SNP 'terrified to be independent' as Nicola Sturgeon wants to join EU 'straight away!'


Dr Stuart Waiton, a sociologist and lecturer at Abertay University in Dundee, has blasted the SNP’s campaign for a second Scottish Independence referendum, arguing Nicola Sturgeon’s party would be “terrified if Scotland actually became independent.” He suggested that the SNP hold no “genuine sense of independence” when asked to comment on Ms Sturgeon’s latest indyref2 push. 

Dr Waiton told GB News: “I think it’s worth making the point about the SNP that they’re not really independence party in any real sense.

“I think they might have a lot of cosmopolitan nationalism, and I suspect they’d like to replace the Scottish flag with the rainbow trans flag, but in any real sense of independence, they don’t really believe in it themselves, I suspect, and I think there would be terrified if they actually became independent.

“You can see that simply by the nature of the fact that they would want to join the EU straight away.

“They don’t really have a genuine sense of independence and autonomy.

“Historically as well, I think, may have changed it recently wanted to maintain the Queen and the pound, I think they’ve sort of backed off from that.

“But I mean, they really are the least independent independence movement in the history of independence movements.

“Even in terms of when you look at their policies, I mean, what they basically do is they use the public as a stage army, so they shout Scotland and boo Westminster when an election comes and then once that’s gone, they introduced all these nanny laws, right behind the backs of the public.

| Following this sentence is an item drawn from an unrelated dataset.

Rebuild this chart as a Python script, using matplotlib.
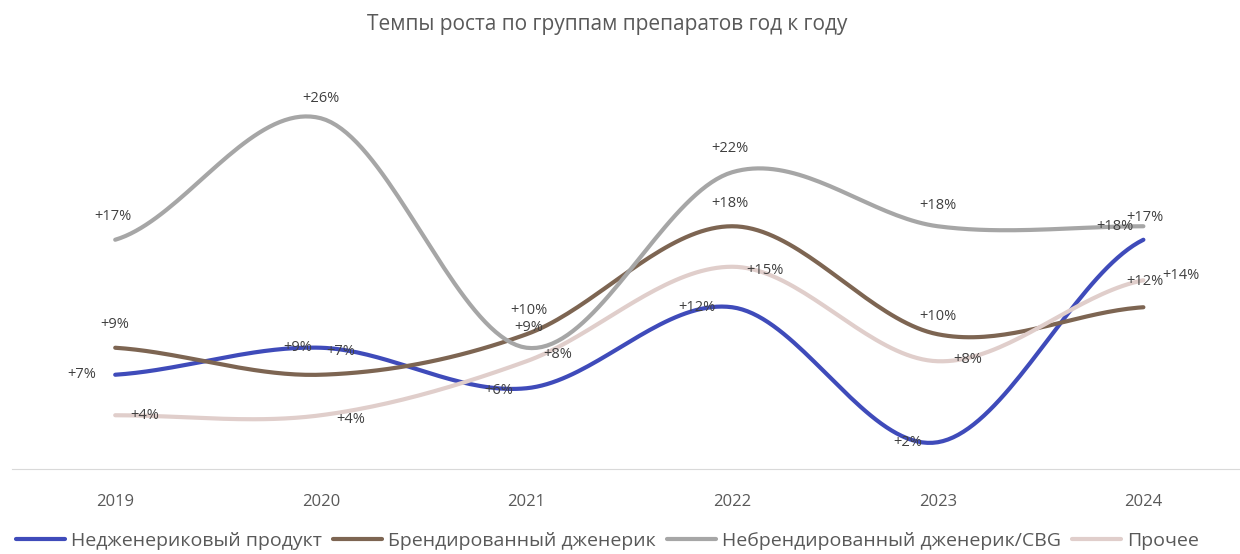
import numpy as np
import matplotlib.pyplot as plt

plt.rcParams['font.family'] = ['Open Sans', 'DejaVu Sans']

years = ['2019', '2020', '2021', '2022', '2023', '2024']
series_names = ['Недженериковый продукт', 'Брендированный дженерик',
                'Небрендированный дженерик/CBG', 'Прочее']
nongeneric = [7, 9, 6, 12, 2, 17]
branded = [9, 7, 10, 18, 10, 12]
unbranded = [17, 26, 9, 22, 18, 18]
other = [4, 4, 8, 15, 8, 14]

colors = ['#3F4BBA', '#7D6552', '#A6A6A6', '#E0CECB']
# label offsets in pixels (dx, dy) for each point, mimicking Excel placement
offsets = [
    [(-33, 0), (-23, 0), (-28, -2), (-35, 0), (-30, 0), (2, 22)],
    [(0, 23), (20, 23), (2, 24), (-2, 23), (0, 18), (2, 26)],
    [(-2, 23), (0, 20), (2, 20), (-2, 24), (0, 21), (-28, 0)],
    [(30, 0), (30, -4), (31, 7), (33, -4), (30, 2), (38, 5)],
]


def smooth(y, n=40):
    # Excel-like smoothed line (Catmull-Rom through the points)
    y = np.asarray(y, float)
    p = np.concatenate([[y[0]], y, [y[-1]]])
    xs, ys = [], []
    for i in range(len(y) - 1):
        p0, p1, p2, p3 = p[i], p[i + 1], p[i + 2], p[i + 3]
        t = np.linspace(0, 1, n, endpoint=False)
        c1 = p1 + (p2 - p0) / 6
        c2 = p2 - (p3 - p1) / 6
        yy = (1 - t) ** 3 * p1 + 3 * (1 - t) ** 2 * t * c1 + 3 * (1 - t) * t ** 2 * c2 + t ** 3 * p2
        xs.append(i + t)
        ys.append(yy)
    xs.append([len(y) - 1])
    ys.append([y[-1]])
    return np.concatenate(xs), np.concatenate(ys)


fig = plt.figure(figsize=(12.4, 5.54), dpi=100)
ax = fig.add_axes([0.01, 0.153, 0.995, 0.731])

all_series = [nongeneric, branded, unbranded, other]
x = np.arange(len(years))
for name, vals, col, offs in zip(series_names, all_series, colors, offsets):
    sx, sy = smooth(vals)
    ax.plot(sx, sy, color=col, lw=3, solid_capstyle='round', label=name)
    for xi, v, (dx, dy) in zip(x, vals, offs):
        ax.annotate(f'+{v}%', (xi, v), xytext=(dx, dy), textcoords='offset pixels',
                    ha='center', va='center', fontsize=10.5, color='#404040')

ax.set_xlim(-0.5, 5.5)
ax.set_ylim(0, 30)
ax.set_xticks(x)
ax.set_xticklabels(years, fontsize=12, color='#595959')
ax.tick_params(axis='x', length=0, pad=18)
ax.set_yticks([])
for s in ['top', 'left', 'right']:
    ax.spines[s].set_visible(False)
ax.spines['bottom'].set_color('#D9D9D9')

fig.text(0.49, 0.955, 'Темпы роста по группам препаратов год к году',
         ha='center', va='center', fontsize=15, color='#595959')

fig.legend(loc='center', bbox_to_anchor=(0.49, 0.023), ncol=4, frameon=False,
           fontsize=14, labelcolor='#595959', handlelength=2.5,
           handletextpad=0.3, columnspacing=0.6)

fig.savefig('out.png', dpi=100)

“They never stand an election saying we’re going to increase the price of alcohol or make it a hate crime to speak unpleasant words in your own home or all these other bodies. 

Meanwhile, the leader of the Labour Party in Scotland on Monday ruled out any deal with the SNP after the next British election, dismissing the idea that such a pact could lead to a new independence referendum.

Scottish Labour leader Anas Sarwar said while it suited both the Conservatives and the SNP to talk up the prospect of such a deal to damage Labour, the party would form a minority government if it fell short of a parliamentary majority.

“Regardless of the outcome of the next UK General Election, Labour will do no deal with the SNP,” he said.

Mr Sarwar rejected Ms Sturgeon’s proposals for a new referendum, saying that instead of re-opening the wounds of a divisive independence campaign, a new constitutional settlement could be reached by reforming Britain’s institutions.